JOB -
Leaving out all pictures, please print only the lines from the one containing "Emit a component" through the one containing "Chart.register(...registerables);".

RECORDS SHOWN -
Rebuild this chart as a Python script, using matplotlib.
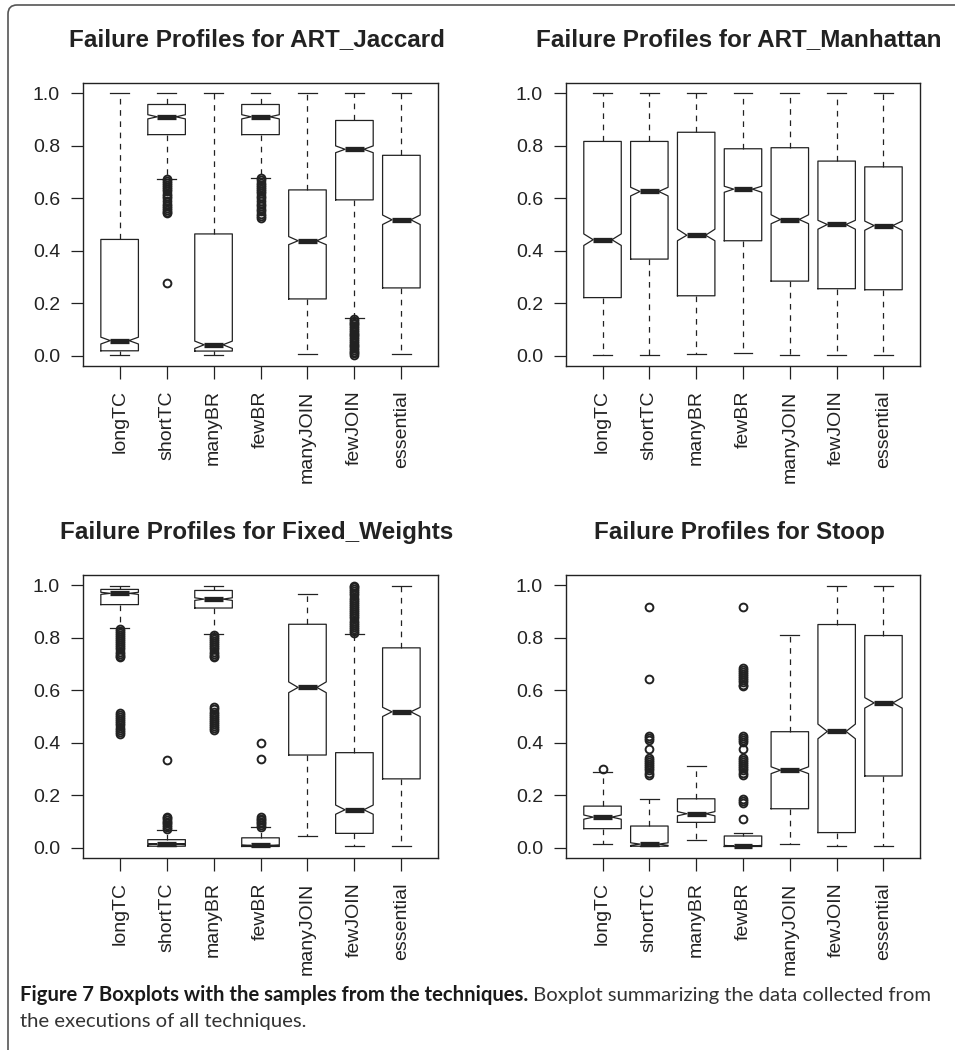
import matplotlib
matplotlib.use("Agg")
import matplotlib.pyplot as plt
from matplotlib.patches import FancyBboxPatch

W, H = 955, 1050
DPI = 100

names = ["longTC", "shortTC", "manyBR", "fewBR", "manyJOIN", "fewJOIN", "essential"]

# -------------------------
# ART_Jaccard
# -------------------------
jac_title = "Failure Profiles for ART_Jaccard"
jac_hi = [1.0, 1.0, 1.0, 1.0, 1.0, 1.0, 1.0]
jac_q3 = [0.443, 0.958, 0.464, 0.958, 0.632, 0.897, 0.764]
jac_med = [0.057, 0.911, 0.041, 0.911, 0.438, 0.787, 0.518]
jac_q1 = [0.018, 0.843, 0.017, 0.843, 0.216, 0.594, 0.258]
jac_lo = [0.003, 0.674, 0.003, 0.679, 0.005, 0.143, 0.005]
jac_ci = [(0.044, 0.070), (0.903, 0.919), (0.027, 0.055), (0.903, 0.919),
          (0.423, 0.454), (0.774, 0.800), (0.500, 0.536)]
jac_fliers = [
    [],
    [0.672, 0.665, 0.658, 0.650, 0.642, 0.635, 0.627, 0.618, 0.610, 0.600,
     0.590, 0.580, 0.570, 0.562, 0.555, 0.548, 0.543, 0.277],
    [],
    [0.676, 0.668, 0.660, 0.652, 0.644, 0.636, 0.628, 0.620, 0.610, 0.600,
     0.590, 0.580, 0.570, 0.560, 0.550, 0.540, 0.532, 0.525],
    [],
    [0.140, 0.133, 0.126, 0.119, 0.112, 0.105, 0.098, 0.091, 0.084, 0.077,
     0.070, 0.063, 0.056, 0.049, 0.042, 0.035, 0.028, 0.021, 0.014, 0.008, 0.003],
    [],
]

# -------------------------
# ART_Manhattan
# -------------------------
man_title = "Failure Profiles for ART_Manhattan"
man_hi = [1.0, 1.0, 1.0, 1.0, 1.0, 1.0, 1.0]
man_q3 = [0.817, 0.817, 0.852, 0.789, 0.793, 0.742, 0.720]
man_med = [0.442, 0.626, 0.459, 0.635, 0.519, 0.500, 0.496]
man_q1 = [0.221, 0.368, 0.228, 0.438, 0.284, 0.255, 0.251]
man_lo = [0.003, 0.003, 0.004, 0.011, 0.003, 0.003, 0.003]
man_ci = [(0.420, 0.464), (0.609, 0.642), (0.438, 0.482), (0.623, 0.646),
          (0.503, 0.537), (0.482, 0.516), (0.478, 0.513)]
man_fliers = [[], [], [], [], [], [], []]

# -------------------------
# Fixed_Weights
# -------------------------
fix_title = "Failure Profiles for Fixed_Weights"
fix_hi = [0.997, 0.066, 0.997, 0.077, 0.967, 0.814, 0.997]
fix_q3 = [0.985, 0.030, 0.981, 0.037, 0.852, 0.362, 0.762]
fix_med = [0.970, 0.013, 0.948, 0.008, 0.611, 0.144, 0.518]
fix_q1 = [0.927, 0.005, 0.914, 0.004, 0.353, 0.054, 0.262]
fix_lo = [0.838, 0.005, 0.816, 0.004, 0.043, 0.005, 0.005]
fix_ci = [(0.966, 0.974), (0.011, 0.015), (0.943, 0.953), (0.006, 0.010),
          (0.591, 0.632), (0.127, 0.162), (0.500, 0.535)]
fix_fliers = [
    [0.835, 0.828, 0.820, 0.812, 0.804, 0.796, 0.788, 0.780, 0.772, 0.764,
     0.756, 0.748, 0.740, 0.732, 0.726,
     0.512, 0.505, 0.498, 0.490, 0.482, 0.474, 0.466, 0.458, 0.450, 0.442, 0.435],
    [0.072, 0.078, 0.085, 0.092, 0.099, 0.106, 0.113, 0.118, 0.335],
    [0.812, 0.804, 0.796, 0.788, 0.780, 0.772, 0.764, 0.756, 0.748, 0.740,
     0.732, 0.726,
     0.535, 0.527, 0.519, 0.511, 0.503, 0.495, 0.487, 0.479, 0.471, 0.463,
     0.455, 0.449],
    [0.080, 0.086, 0.092, 0.098, 0.104, 0.110, 0.115, 0.337, 0.400],
    [],
    [0.818, 0.826, 0.834, 0.842, 0.850, 0.858, 0.866, 0.874, 0.882, 0.890,
     0.898, 0.906, 0.914, 0.922, 0.930, 0.938, 0.946, 0.954, 0.962, 0.970,
     0.978, 0.986, 0.994, 0.998],
    [],
]

# -------------------------
# Stoop
# -------------------------
stp_title = "Failure Profiles for Stoop"
stp_hi = [0.287, 0.184, 0.310, 0.054, 0.810, 0.997, 0.997]
stp_q3 = [0.158, 0.082, 0.186, 0.044, 0.442, 0.851, 0.809]
stp_med = [0.116, 0.013, 0.129, 0.006, 0.295, 0.443, 0.552]
stp_q1 = [0.072, 0.005, 0.096, 0.004, 0.148, 0.057, 0.273]
stp_lo = [0.015, 0.005, 0.028, 0.004, 0.015, 0.005, 0.005]
stp_ci = [(0.108, 0.124), (0.008, 0.018), (0.121, 0.137), (0.004, 0.008),
          (0.282, 0.308), (0.415, 0.471), (0.532, 0.572)]
stp_fliers = [
    [0.299],
    [0.919, 0.643, 0.424, 0.418, 0.410, 0.377, 0.342, 0.334, 0.326, 0.318,
     0.310, 0.302, 0.294, 0.286, 0.278],
    [],
    [0.919, 0.686, 0.678, 0.670, 0.662, 0.654, 0.646, 0.638, 0.630, 0.622,
     0.618, 0.424, 0.418, 0.410, 0.402, 0.377, 0.342, 0.334, 0.326, 0.318,
     0.310, 0.302, 0.294, 0.286, 0.278, 0.184, 0.176, 0.168, 0.107],
    [],
    [],
    [],
]

yticks = [0.0, 0.2, 0.4, 0.6, 0.8, 1.0]
ytick_labels = ["0.0", "0.2", "0.4", "0.6", "0.8", "1.0"]

caption_bold = "Figure 7 Boxplots with the samples from the techniques."
caption_rest = " Boxplot summarizing the data collected from"
caption_line2 = "the executions of all techniques."

INK = "#222222"
plt.rcParams["font.family"] = ["Liberation Sans", "DejaVu Sans"]


def box_stats(med, q1, q3, lo, hi, ci, fliers):
    stats = []
    for i in range(len(med)):
        stats.append({
            "med": med[i], "q1": q1[i], "q3": q3[i],
            "whislo": lo[i], "whishi": hi[i],
            "cilo": ci[i][0], "cihi": ci[i][1],
            "fliers": fliers[i],
        })
    return stats


def px_axes(fig, left, top, right, bottom):
    return fig.add_axes([left / W, 1 - bottom / H, (right - left) / W, (bottom - top) / H])


def draw_panel(ax, title, stats):
    ax.bxp(
        stats,
        positions=range(1, len(stats) + 1),
        widths=0.8,
        shownotches=True,
        boxprops=dict(color=INK, linewidth=0.9),
        whiskerprops=dict(color=INK, linewidth=0.9, linestyle=(0, (4.5, 4.5))),
        capprops=dict(color=INK, linewidth=0.9),
        medianprops=dict(color=INK, linewidth=3.8, solid_capstyle="butt"),
        flierprops=dict(marker="o", markersize=5.6, markerfacecolor="none",
                        markeredgecolor=INK, markeredgewidth=1.4),
    )
    ax.set_xlim(0.22, 7.78)
    ax.set_ylim(-0.04, 1.04)
    ax.set_yticks(yticks)
    ax.set_yticklabels(ytick_labels)
    ax.set_xticks(range(1, len(names) + 1))
    ax.set_xticklabels(names, rotation=90, va="top", ha="center")
    ax.tick_params(axis="both", length=9, width=0.9, colors=INK, labelsize=14, pad=8.5)
    ax.tick_params(axis="y", pad=7.5)
    for sp in ax.spines.values():
        sp.set_color(INK)
        sp.set_linewidth(1.0)
    pos = ax.get_position()
    fig.text(pos.x0 + pos.width / 2 - 4 / W, pos.y1 + 43 / H, title,
             ha="center", va="center", fontsize=17.5, fontweight="bold", color=INK)


fig = plt.figure(figsize=(W / DPI, H / DPI), dpi=DPI)

# outer frame, open to the right and bottom
frame = FancyBboxPatch((0.08, -0.5), 12.0, 10.95,
                       boxstyle="round,pad=0,rounding_size=0.09",
                       transform=fig.dpi_scale_trans, fill=False,
                       edgecolor="#555555", linewidth=1.2)
fig.patches.append(frame)

ax1 = px_axes(fig, 83, 83, 438, 366)
ax2 = px_axes(fig, 566, 83, 920, 366)
ax3 = px_axes(fig, 83, 575, 438, 858)
ax4 = px_axes(fig, 566, 575, 920, 858)

draw_panel(ax1, jac_title, box_stats(jac_med, jac_q1, jac_q3, jac_lo, jac_hi, jac_ci, jac_fliers))
draw_panel(ax2, man_title, box_stats(man_med, man_q1, man_q3, man_lo, man_hi, man_ci, man_fliers))
draw_panel(ax3, fix_title, box_stats(fix_med, fix_q1, fix_q3, fix_lo, fix_hi, fix_ci, fix_fliers))
draw_panel(ax4, stp_title, box_stats(stp_med, stp_q1, stp_q3, stp_lo, stp_hi, stp_ci, stp_fliers))

# caption below the panels
cap_font = ["Lato", "DejaVu Sans"]
cap_size = 14.6
t1 = fig.text(20 / W, 1 - 995 / H, caption_bold, ha="left", va="center",
              fontsize=cap_size, fontweight="bold", color="#1a1a1a", family=cap_font)
fig.canvas.draw()
bb = t1.get_window_extent()
fig.text(bb.x1 / W, 1 - 995 / H, caption_rest, ha="left", va="center",
         fontsize=cap_size, color="#333333", family=cap_font)
fig.text(20 / W, 1 - 1022 / H, caption_line2, ha="left", va="center",
         fontsize=cap_size, color="#333333", family=cap_font)

fig.savefig("out.png", dpi=DPI)
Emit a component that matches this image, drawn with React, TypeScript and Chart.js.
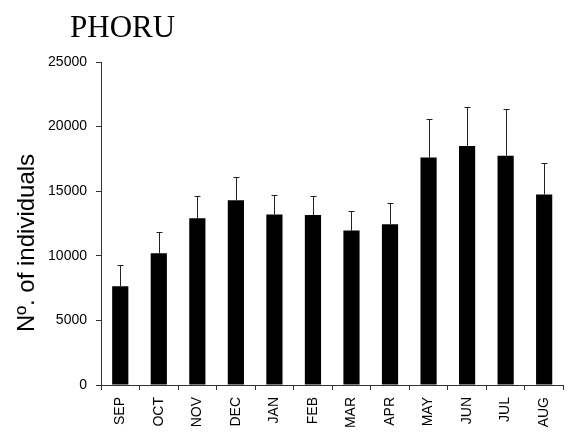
import React, { useEffect, useRef } from "react";
import { Chart, registerables } from "chart.js";

Chart.register(...registerables);

const months = ["SEP", "OCT", "NOV", "DEC", "JAN", "FEB", "MAR", "APR", "MAY", "JUN", "JUL", "AUG"];
const means = [7650, 10200, 12900, 14300, 13200, 13150, 11950, 12450, 17600, 18500, 17750, 14750];
const upperErr = [9280, 11850, 14650, 16100, 14700, 14650, 13500, 14100, 20600, 21500, 21350, 17150];
const yTicks = [0, 5000, 10000, 15000, 20000, 25000];
const chartTitle = "PHORU";
const yTitle = "Nº. of individuals";

export default function App() {
  const ref = useRef<HTMLCanvasElement | null>(null);
  useEffect(() => {
    document.body.style.margin = "0";
    const canvas = ref.current;
    if (!canvas) return;
    const extras = {
      id: "extras",
      afterDatasetsDraw(chart: any) {
        const ctx = chart.ctx;
        const x = chart.scales.x;
        const y = chart.scales.y;
        ctx.save();
        ctx.strokeStyle = "#222";
        ctx.lineWidth = 1;
        upperErr.forEach((v, i) => {
          const cx = Math.round(x.getPixelForValue(i)) + 0.5;
          const y0 = y.getPixelForValue(means[i]);
          const y1 = Math.round(y.getPixelForValue(v)) + 0.5;
          ctx.beginPath();
          ctx.moveTo(cx, y0);
          ctx.lineTo(cx, y1);
          ctx.moveTo(cx - 3, y1);
          ctx.lineTo(cx + 3, y1);
          ctx.stroke();
        });
        ctx.restore();
      },
      afterDraw(chart: any) {
        const ctx = chart.ctx;
        ctx.save();
        ctx.fillStyle = "#000";
        ctx.font = "31px 'Liberation Serif', serif";
        ctx.textAlign = "left";
        ctx.textBaseline = "alphabetic";
        ctx.fillText(chartTitle, 70, 37);
        ctx.translate(34, 243);
        ctx.rotate(-Math.PI / 2);
        ctx.font = "24px 'Liberation Sans', Arial, sans-serif";
        ctx.textAlign = "center";
        ctx.fillText(yTitle, 0, 0);
        ctx.restore();
      },
    };
    const chart = new Chart(canvas, {
      type: "bar",
      data: {
        labels: months,
        datasets: [
          {
            data: means,
            backgroundColor: "#000",
            borderWidth: 0,
            barPercentage: 0.42,
            categoryPercentage: 1,
          },
        ],
      },
      options: {
        responsive: false,
        animation: false,
        layout: { padding: { top: 62, right: 1, left: 0, bottom: 0 } },
        plugins: { legend: { display: false }, tooltip: { enabled: false }, title: { display: false } },
        scales: {
          x: {
            grid: { drawOnChartArea: false, tickLength: 5, color: "#333", offset: true },
            border: { color: "#333" },
            ticks: {
              minRotation: 90,
              maxRotation: 90,
              padding: 7,
              color: "#000",
              font: { family: "'Liberation Sans', Arial, sans-serif", size: 14 },
            },
            afterFit: (s: any) => {
              s.height = 48;
            },
          },
          y: {
            min: 0,
            max: 25000,
            afterBuildTicks: (s: any) => {
              s.ticks = yTicks.map((v) => ({ value: v }));
            },
            grid: { drawOnChartArea: false, tickLength: 5, color: "#333" },
            border: { color: "#333" },
            ticks: {
              padding: 9,
              color: "#000",
              font: { family: "'Liberation Sans', Arial, sans-serif", size: 14 },
              callback: (v: any) => String(v),
            },
            afterFit: (s: any) => {
              s.width = 101;
            },
          },
        },
      },
      plugins: [extras],
    });
    return () => chart.destroy();
  }, []);
  return <canvas ref={ref} width={568} height={433} style={{ display: "block" }} />;
}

RESULT BELOW -
Emit a component that matches this image, drawn with React, TypeScript and Chart.js.
import React, { useEffect, useRef } from "react";
import { Chart, registerables } from "chart.js";

Chart.register(...registerables);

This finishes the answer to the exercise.